Set exercise |
Everything from the first line to the line containing "Chart.register(...registerables);" is to be repeated exactly; nothing past it.

Provided data |
::::::::::

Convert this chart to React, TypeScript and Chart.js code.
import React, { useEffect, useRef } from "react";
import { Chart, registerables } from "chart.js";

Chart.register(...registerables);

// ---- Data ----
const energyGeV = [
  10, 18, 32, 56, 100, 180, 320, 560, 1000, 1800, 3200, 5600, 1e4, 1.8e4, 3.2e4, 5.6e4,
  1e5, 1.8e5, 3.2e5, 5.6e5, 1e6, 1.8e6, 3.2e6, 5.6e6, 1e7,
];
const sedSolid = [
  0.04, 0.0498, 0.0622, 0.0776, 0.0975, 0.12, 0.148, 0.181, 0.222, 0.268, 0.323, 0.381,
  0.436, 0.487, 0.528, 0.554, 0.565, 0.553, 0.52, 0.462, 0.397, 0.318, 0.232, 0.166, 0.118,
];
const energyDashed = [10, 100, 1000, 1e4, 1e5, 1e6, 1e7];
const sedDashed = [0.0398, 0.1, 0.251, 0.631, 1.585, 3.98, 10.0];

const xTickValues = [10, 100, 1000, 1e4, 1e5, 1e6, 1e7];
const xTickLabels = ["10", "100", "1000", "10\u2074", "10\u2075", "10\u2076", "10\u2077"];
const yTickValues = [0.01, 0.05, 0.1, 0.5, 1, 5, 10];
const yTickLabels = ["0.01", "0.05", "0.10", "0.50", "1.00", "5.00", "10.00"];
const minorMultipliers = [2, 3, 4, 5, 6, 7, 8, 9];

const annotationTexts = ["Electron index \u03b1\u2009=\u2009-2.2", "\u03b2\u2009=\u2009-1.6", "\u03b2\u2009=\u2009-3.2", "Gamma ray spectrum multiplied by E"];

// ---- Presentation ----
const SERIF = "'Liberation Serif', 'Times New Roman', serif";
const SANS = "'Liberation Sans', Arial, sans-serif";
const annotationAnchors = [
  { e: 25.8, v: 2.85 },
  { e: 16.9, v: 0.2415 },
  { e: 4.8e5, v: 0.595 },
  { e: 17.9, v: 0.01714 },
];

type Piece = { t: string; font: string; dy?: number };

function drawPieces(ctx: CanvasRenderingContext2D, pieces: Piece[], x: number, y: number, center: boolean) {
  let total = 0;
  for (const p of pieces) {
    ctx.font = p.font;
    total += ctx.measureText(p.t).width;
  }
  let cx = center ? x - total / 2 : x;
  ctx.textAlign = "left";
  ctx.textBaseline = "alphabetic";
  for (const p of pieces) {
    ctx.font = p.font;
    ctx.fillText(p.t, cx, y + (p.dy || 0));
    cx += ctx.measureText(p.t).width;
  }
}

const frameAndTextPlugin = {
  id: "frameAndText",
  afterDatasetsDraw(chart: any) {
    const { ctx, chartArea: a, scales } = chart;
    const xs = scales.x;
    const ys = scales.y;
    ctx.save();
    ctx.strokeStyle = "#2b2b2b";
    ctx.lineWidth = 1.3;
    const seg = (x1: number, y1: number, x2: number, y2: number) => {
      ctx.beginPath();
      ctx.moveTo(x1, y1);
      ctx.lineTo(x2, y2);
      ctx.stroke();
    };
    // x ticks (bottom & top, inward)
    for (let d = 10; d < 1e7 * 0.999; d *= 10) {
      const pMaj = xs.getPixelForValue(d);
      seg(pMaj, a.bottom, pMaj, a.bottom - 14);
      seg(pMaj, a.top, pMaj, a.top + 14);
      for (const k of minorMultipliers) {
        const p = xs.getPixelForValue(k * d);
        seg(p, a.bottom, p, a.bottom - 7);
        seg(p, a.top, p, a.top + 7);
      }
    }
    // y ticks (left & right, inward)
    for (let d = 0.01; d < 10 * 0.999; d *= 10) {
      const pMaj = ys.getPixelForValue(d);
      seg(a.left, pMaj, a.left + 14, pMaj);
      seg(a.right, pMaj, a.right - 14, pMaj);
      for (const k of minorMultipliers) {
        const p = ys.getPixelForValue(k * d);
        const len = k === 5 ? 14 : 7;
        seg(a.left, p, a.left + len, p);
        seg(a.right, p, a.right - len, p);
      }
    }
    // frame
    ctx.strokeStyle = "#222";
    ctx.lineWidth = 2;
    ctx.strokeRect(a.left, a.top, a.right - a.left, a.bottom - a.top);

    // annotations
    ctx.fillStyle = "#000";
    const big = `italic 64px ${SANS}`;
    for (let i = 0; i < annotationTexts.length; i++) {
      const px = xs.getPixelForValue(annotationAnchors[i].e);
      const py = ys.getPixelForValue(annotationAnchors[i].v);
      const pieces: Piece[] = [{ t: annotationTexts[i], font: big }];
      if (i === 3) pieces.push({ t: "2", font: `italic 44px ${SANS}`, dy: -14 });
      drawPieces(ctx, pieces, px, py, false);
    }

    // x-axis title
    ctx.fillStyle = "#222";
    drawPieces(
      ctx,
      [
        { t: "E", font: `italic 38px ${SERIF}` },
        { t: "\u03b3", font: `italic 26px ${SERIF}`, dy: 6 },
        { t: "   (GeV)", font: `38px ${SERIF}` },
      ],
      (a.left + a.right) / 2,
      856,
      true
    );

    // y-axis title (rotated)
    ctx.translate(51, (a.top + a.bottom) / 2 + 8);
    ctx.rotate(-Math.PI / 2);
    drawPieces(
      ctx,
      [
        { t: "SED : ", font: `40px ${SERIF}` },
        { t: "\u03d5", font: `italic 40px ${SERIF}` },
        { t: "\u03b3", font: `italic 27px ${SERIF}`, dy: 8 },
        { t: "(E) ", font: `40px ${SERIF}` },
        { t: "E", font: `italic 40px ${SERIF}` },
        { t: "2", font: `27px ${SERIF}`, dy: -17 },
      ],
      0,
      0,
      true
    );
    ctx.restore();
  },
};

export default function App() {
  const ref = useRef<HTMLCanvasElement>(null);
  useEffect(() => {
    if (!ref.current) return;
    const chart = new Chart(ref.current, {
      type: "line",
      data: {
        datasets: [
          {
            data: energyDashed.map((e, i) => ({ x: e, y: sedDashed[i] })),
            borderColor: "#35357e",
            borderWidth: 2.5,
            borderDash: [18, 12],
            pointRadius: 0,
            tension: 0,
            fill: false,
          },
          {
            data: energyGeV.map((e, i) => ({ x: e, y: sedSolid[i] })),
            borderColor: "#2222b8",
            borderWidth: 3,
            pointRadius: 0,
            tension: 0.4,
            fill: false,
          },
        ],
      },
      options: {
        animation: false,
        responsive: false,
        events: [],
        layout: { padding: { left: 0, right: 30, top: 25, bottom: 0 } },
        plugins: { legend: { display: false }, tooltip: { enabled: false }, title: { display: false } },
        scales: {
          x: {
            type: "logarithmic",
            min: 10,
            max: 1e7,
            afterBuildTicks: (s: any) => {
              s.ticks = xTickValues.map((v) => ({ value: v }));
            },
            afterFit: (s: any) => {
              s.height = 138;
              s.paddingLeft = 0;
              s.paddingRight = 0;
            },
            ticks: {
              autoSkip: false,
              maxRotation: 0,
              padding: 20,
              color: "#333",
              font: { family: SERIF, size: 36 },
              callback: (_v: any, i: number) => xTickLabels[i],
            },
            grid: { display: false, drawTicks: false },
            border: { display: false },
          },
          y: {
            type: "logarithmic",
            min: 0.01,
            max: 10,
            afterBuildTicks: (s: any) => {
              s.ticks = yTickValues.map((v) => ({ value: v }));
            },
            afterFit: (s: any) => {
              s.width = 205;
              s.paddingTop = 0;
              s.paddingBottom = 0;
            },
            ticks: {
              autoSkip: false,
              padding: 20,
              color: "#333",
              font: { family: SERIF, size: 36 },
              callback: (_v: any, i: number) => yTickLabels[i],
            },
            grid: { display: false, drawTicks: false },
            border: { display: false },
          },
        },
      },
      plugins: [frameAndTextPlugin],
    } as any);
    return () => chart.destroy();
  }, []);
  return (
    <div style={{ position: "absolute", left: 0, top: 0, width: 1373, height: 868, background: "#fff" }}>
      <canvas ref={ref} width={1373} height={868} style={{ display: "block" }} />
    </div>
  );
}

::::::::::

Answer |
Convert this chart to React, TypeScript and Chart.js code.
import React, { useEffect, useRef } from "react";
import { Chart, registerables } from "chart.js";

Chart.register(...registerables);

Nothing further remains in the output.